Binance Faces Renewed Legal Battle as Florida Court Reopens $80M Bitcoin Lawsuit

Binance sued in Florida for $80 million
Table of Contents

TL;DR

  • An Appeals Court ruled that the lower court erred in dismissing the case for lack of jurisdiction.
  • The plaintiff seeks to recover 1,000 BTC, arguing negligence and breach of contract by the exchange.
  • The case’s revival exposes Binance to a wave of new litigation related to stolen assets and money laundering.

The legal landscape is becoming complicated for the Binance exchange. The Third District Court of Appeal in Florida has reactivated an $80 million Bitcoin lawsuit against the company, a dispute that had been previously dismissed. Now, the plaintiff, Michael Osterer, has the opportunity to refile his lawsuit at the state level against the crypto exchange.

The case reopens after the appellate court ruled that the trial court erred in concluding that it lacked personal jurisdiction over Binance.

The plaintiff claims that 1,000 BTC were stolen from his account and laundered on Binance. Osterer argues that the platform was negligent, breached its contract, and contributed to the laundering of stolen property by failing to immediately freeze the funds after being notified of the theft.
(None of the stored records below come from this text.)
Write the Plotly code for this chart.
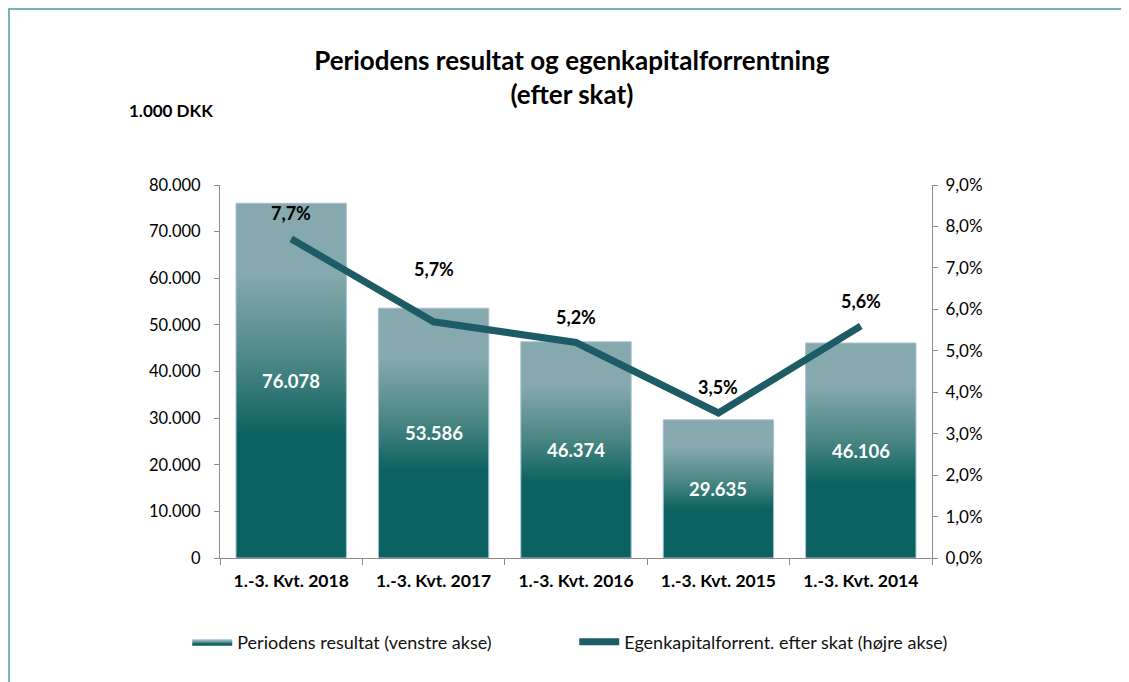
import plotly.graph_objects as go

categories = ["1.-3. Kvt. 2018", "1.-3. Kvt. 2017", "1.-3. Kvt. 2016", "1.-3. Kvt. 2015", "1.-3. Kvt. 2014"]
resultat = [76078, 53586, 46374, 29635, 46106]
egenkap_pct = [7.7, 5.7, 5.2, 3.5, 5.6]
left_ticks = [0, 10000, 20000, 30000, 40000, 50000, 60000, 70000, 80000]
left_ticktext = ["0", "10.000", "20.000", "30.000", "40.000", "50.000", "60.000", "70.000", "80.000"]
right_ticks = [0, 1, 2, 3, 4, 5, 6, 7, 8, 9]
right_ticktext = ["0,0%", "1,0%", "2,0%", "3,0%", "4,0%", "5,0%", "6,0%", "7,0%", "8,0%", "9,0%"]

FONT = "Lato"
DARK = "#0c6260"
LIGHT = "#86a9ad"
LINE = "#1d5b66"
BAR_W = 0.775
PCT_LABEL_SHIFT = [26, 53, 25, 26, 25]  # pixel offset of the % labels above the line

# figure geometry (figure is offset 8px by the page body margin)
W, H = 1121, 674
L, R, T, B = 212, 924, 177, 550
PW, PH = R - L, B - T

def px_x(p):
    return (p - L) / PW

def px_y(p):
    return (B - p) / PH

def fmt_thousands(v):
    return f"{v:,}".replace(",", ".")

def fmt_pct(v):
    return f"{v:.1f}%".replace(".", ",")

fig = go.Figure()

for i, v in enumerate(resultat):
    x0, x1 = i - BAR_W / 2, i + BAR_W / 2
    fig.add_trace(go.Scatter(
        x=[x0, x1, x1, x0, x0], y=[0, 0, v, v, 0],
        mode="lines", fill="toself",
        line=dict(color="#a9c0dc", width=1),
        fillgradient=dict(type="vertical", start=0, stop=v,
                          colorscale=[[0, DARK], [0.35, DARK], [0.55, "#4a8684"],
                                      [0.8, LIGHT], [1, LIGHT]]),
        name="Periodens resultat (venstre akse)",
        legendgroup="bars", showlegend=(i == 0),
        hoverinfo="skip",
    ))

fig.add_trace(go.Scatter(
    x=list(range(len(categories))), y=egenkap_pct, yaxis="y2",
    mode="lines", line=dict(color=LINE, width=7),
    name="Egenkapitalforrent. efter skat (højre akse)",
))

annotations = []
for i, v in enumerate(resultat):
    annotations.append(dict(x=i, y=v / 2, xref="x", yref="y", text=f"<b>{fmt_thousands(v)}</b>",
                            showarrow=False, font=dict(family=FONT, size=18.5, color="white")))
for i, p in enumerate(egenkap_pct):
    annotations.append(dict(x=i, y=p, xref="x", yref="y2", text=f"<b>{fmt_pct(p)}</b>",
                            showarrow=False, yshift=PCT_LABEL_SHIFT[i],
                            font=dict(family=FONT, size=18, color="black")))
annotations.append(dict(x=px_x(162.5), y=px_y(102), xref="paper", yref="paper", text="<b>1.000 DKK</b>",
                        xanchor="center", yanchor="middle",
                        showarrow=False, font=dict(family=FONT, size=17, color="black")))

axis_col = "#8c8c8c"
fig.update_layout(
    width=W, height=H,
    margin=dict(l=L, r=W - R, t=T, b=H - B),
    paper_bgcolor="white", plot_bgcolor="white",
    font=dict(family=FONT, size=16, color="#222"),
    title=dict(text="<b>Periodens resultat og egenkapitalforrentning<br>(efter skat)</b>",
               x=0.503, xanchor="center", y=0.908, yanchor="top",
               font=dict(family=FONT, size=26, color="black")),
    xaxis=dict(range=[-0.5, 4.5], tickvals=list(range(len(categories))),
               ticktext=[f"<b>{c}</b>" for c in categories], ticks="", showgrid=False,
               zeroline=False, showline=True, linecolor=axis_col, linewidth=1,
               ticklabelstandoff=7,
               tickfont=dict(family=FONT, size=17.5, color="black"),
               minor=dict(tickvals=[-0.5, 0.5, 1.5, 2.5, 3.5, 4.5], ticks="outside",
                          ticklen=6, tickcolor=axis_col, showgrid=False)),
    yaxis=dict(range=[0, 80000], tickvals=left_ticks, ticktext=left_ticktext, showgrid=False,
               zeroline=False, showline=True, linecolor=axis_col, ticks="outside",
               ticklen=5, tickcolor=axis_col, ticklabelstandoff=10,
               tickfont=dict(family=FONT, size=16.5, color="black")),
    yaxis2=dict(range=[0, 9], tickvals=right_ticks, ticktext=right_ticktext, overlaying="y",
                side="right", showgrid=False, zeroline=False, showline=True, linecolor=axis_col,
                ticks="outside", ticklen=5, tickcolor=axis_col, ticklabelstandoff=4,
                tickfont=dict(family=FONT, size=17, color="black")),
    legend=dict(orientation="h", x=-0.046, y=-0.176, xanchor="left", yanchor="top",
                font=dict(family=FONT, size=18, color="#111"), itemwidth=40,
                traceorder="normal", entrywidth=332),
    annotations=annotations,
    shapes=[dict(type="rect", xref="paper", yref="paper",
                 x0=px_x(1), x1=px_x(1115), y0=px_y(H + 20), y1=px_y(1),
                 line=dict(color="#4f9a98", width=1.5), fillcolor="rgba(0,0,0,0)", layer="below")],
)

fig.write_html("out.html")
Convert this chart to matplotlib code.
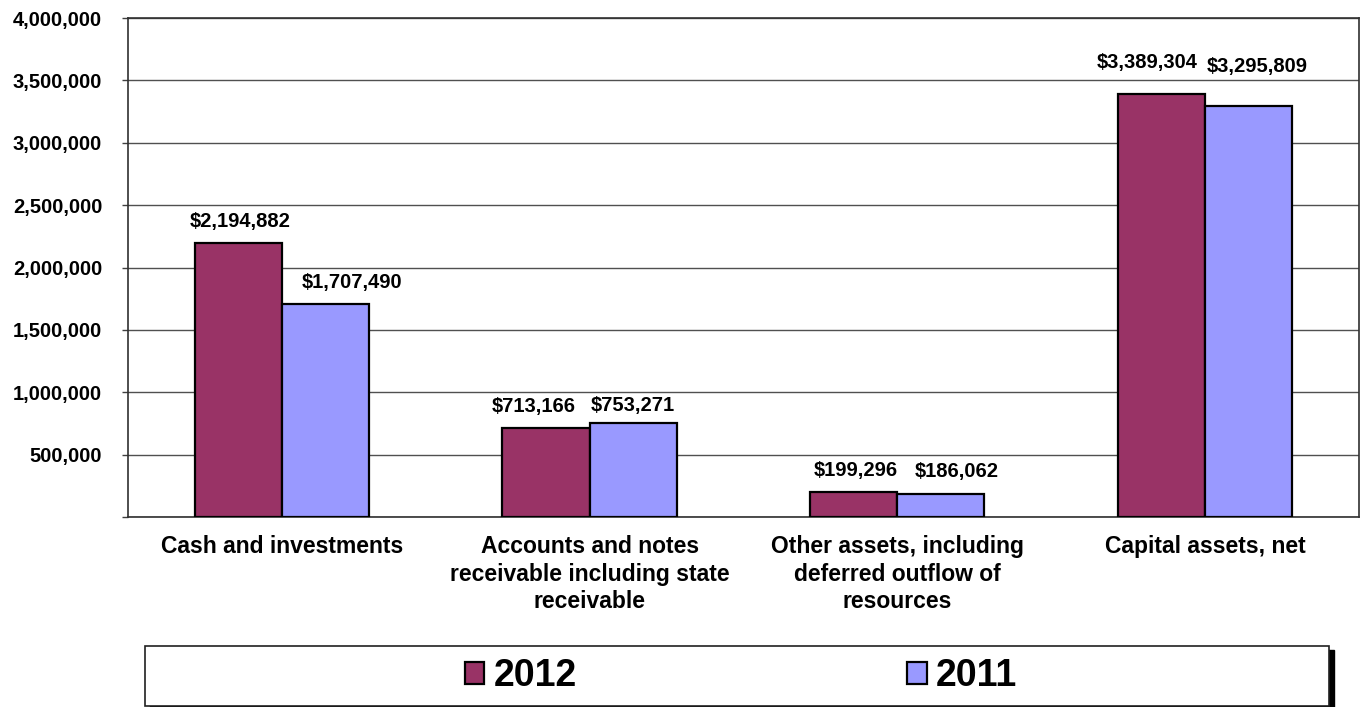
import numpy as np
import matplotlib
matplotlib.use("Agg")
import matplotlib.pyplot as plt
from matplotlib.patches import Rectangle, Patch
from matplotlib.ticker import FuncFormatter

plt.rcParams['font.family'] = ['Liberation Sans', 'DejaVu Sans']
plt.rcParams['font.weight'] = 'bold'

# data
categories = ["Cash and investments",
              "Accounts and notes\nreceivable including state\nreceivable",
              "Other assets, including\ndeferred outflow of\nresources",
              "Capital assets, net"]
values_2012 = [2194882, 713166, 199296, 3389304]
values_2011 = [1707490, 753271, 186062, 3295809]
series_names = ["2012", "2011"]
y_ticks = [0, 500000, 1000000, 1500000, 2000000, 2500000, 3000000, 3500000, 4000000]

# label nudges in pixels (Excel moved some labels to avoid overlap)
nudge_2012 = [(2, 22), (-12, 22), (2, 22), (-14, 32)]
nudge_2011 = [(27, 22), (0, 18), (16, 22), (9, 39)]

color_2012 = '#993366'
color_2011 = '#9999FF'

fig = plt.figure(figsize=(13.64, 7.07), dpi=100)
ax = fig.add_axes([0.0938, 0.2687, 0.9025, 0.7058])

x = np.arange(len(categories)) + 0.5
w = 0.283
b1 = ax.bar(x - w / 2, values_2012, w, color=color_2012, edgecolor='black', linewidth=1.6, zorder=3)
b2 = ax.bar(x + w / 2, values_2011, w, color=color_2011, edgecolor='black', linewidth=1.6, zorder=3)

px = 72 / 100  # pixels -> points
for bars, vals, nudges in [(b1, values_2012, nudge_2012), (b2, values_2011, nudge_2011)]:
    for rect, v, (dx, dy) in zip(bars, vals, nudges):
        ax.annotate(f"${v:,.0f}", (rect.get_x() + rect.get_width() / 2, v),
                    xytext=(dx * px, dy * px), textcoords='offset points',
                    ha='center', va='center', fontsize=14.5, fontweight='bold')

ax.set_xlim(0, len(categories))
ax.set_ylim(0, 4000000)
ax.set_yticks(y_ticks)
ax.yaxis.set_major_formatter(FuncFormatter(lambda v, p: "" if v == 0 else f"{v:,.0f}"))
ax.set_xticks(x)
ax.set_xticklabels(categories, fontsize=16.5, fontweight='bold', linespacing=1.25)
ax.tick_params(axis='x', length=0, pad=13)
ax.tick_params(axis='y', length=4.5, width=1, pad=14, labelsize=14.5, color='#404040')
for lab in ax.get_yticklabels():
    lab.set_fontweight('bold')
ax.grid(axis='y', color='#505050', linewidth=1, zorder=0)
for s in ax.spines.values():
    s.set_color('#303030')
    s.set_linewidth(1.2)

# legend box with shadow
bx, by, bw, bh = 145 / 1364, 1 / 707, (1329 - 145) / 1364, 60 / 707
fig.patches.append(Rectangle((bx + 5 / 1364, by - 4 / 707), bw, bh, transform=fig.transFigure,
                             facecolor='black', edgecolor='black', zorder=0))
fig.patches.append(Rectangle((bx, by), bw, bh, transform=fig.transFigure,
                             facecolor='white', edgecolor='#202020', linewidth=1.2, zorder=1))
handles = [Patch(facecolor=color_2012, edgecolor='black', linewidth=1.6),
           Patch(facecolor=color_2011, edgecolor='black', linewidth=1.6)]
fig.legend(handles, series_names, loc='center', bbox_to_anchor=(741 / 1364, 1 - 676 / 707),
           ncol=2, frameon=False, prop={'size': 27, 'weight': 'bold'},
           handlelength=0.52, handleheight=0.52, handletextpad=0.25, columnspacing=8.8)

fig.savefig('out.png', dpi=100)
The plaintiff seeks to recover the entirety of the $80 million lost, plus corresponding interest.

Binance-demand-

The Implications of Jurisdiction in the Osterer Case

Despite Binance Holdings Inc. being domiciled outside of Florida, the new ruling allows the plaintiff to argue that the exchange has sufficient ties to the state for the lawsuit to be heard in local courts. The appellate court challenged the original dismissal, suggesting that California law could plausibly apply and that Binance cannot automatically evade jurisdiction simply because it is an offshore platform.

For Binance, this reopened case is particularly delicate at this moment. It adds to a growing list of legal issues that include accusations of failing to secure or freeze stolen assets.

Recently, the company was singled out in a case that accuses it of helping to transfer millions of dollars to US-designated terrorist organizations, such as Hamas and Hezbollah, a lawsuit filed by victims of attacks in Israel.

Pressure on the platform intensifies due to the accusation of transferring more than $1 billion to accounts linked to groups designated as terrorists, including $50 million sent after the October attacks.

In summary, the revival of this $80 million Binance lawsuit in Florida highlights the regulatory and compliance challenges facing the world’s largest cryptocurrency platform.